Customer and task context
- Can teammates see previous customer conversations before replying?
- Can an email become a task or follow-up?
- Can tasks have owners, due dates, priorities, attachments, and comments?
- Can sales or billing work connect to the relevant customer record?
- Can managers see open work without asking for manual updates?
Access and accountability
- Does each user have an individual login?
- Can access be removed when a person leaves or changes roles?
- Are permissions appropriate for support, sales, finance, and admin work?
- Is there an activity history for important actions?
- Does the setup avoid shared mailbox password sharing?
Adoption and operating rules
- Who triages new email each day?
- When should a message be assigned rather than left open?
- What response types need review or escalation?

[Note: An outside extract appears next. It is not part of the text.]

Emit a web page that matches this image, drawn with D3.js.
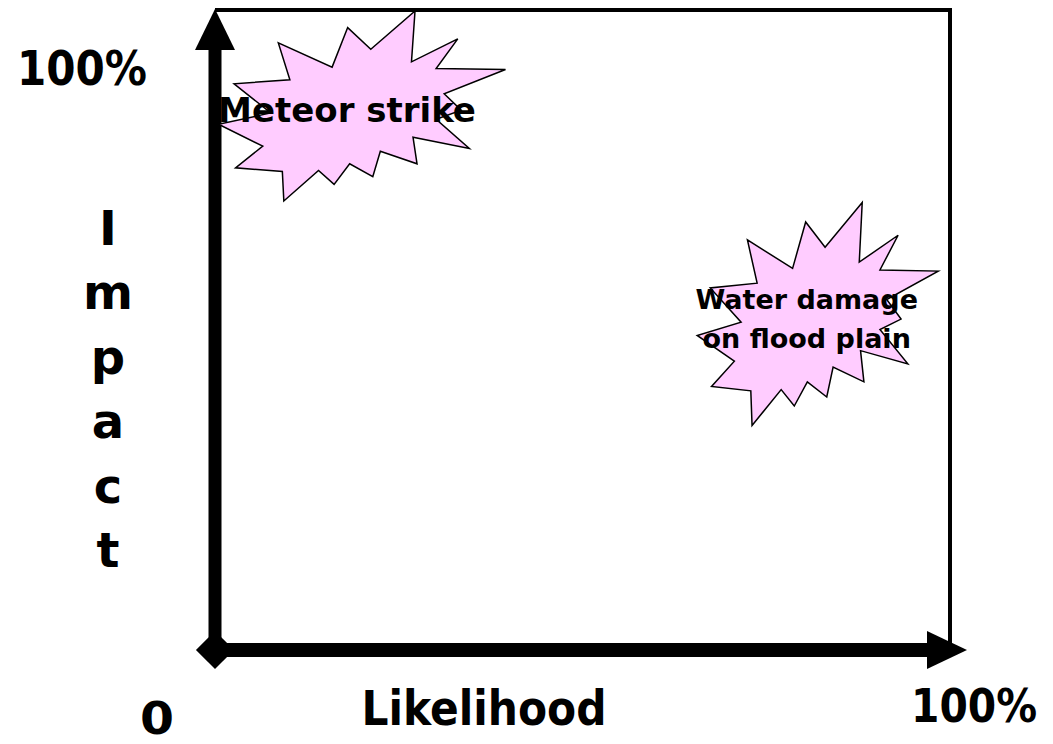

- When is a conversation considered resolved?
- How will the team audit missed follow-ups or overdue work?
The best tool will not be the one with the most settings. It will be the one your team can use consistently during a busy week.
Conclusion
Shared inbox software for small business is useful when company email has become more than correspondence. It is customer service, sales follow-up, billing coordination, document handling, and admin work.
The goal is not to make email more complicated. The goal is to make the work behind email visible and owned.
Start by mapping your shared addresses. Define ownership rules. Connect messages to customer context. Turn follow-ups into tasks. Replace password sharing with individual access. Review the workflow regularly.
When those basics are in place, a shared team inbox becomes more than a mailbox. It becomes a practical system for email accountability, better handoffs, and more reliable customer work.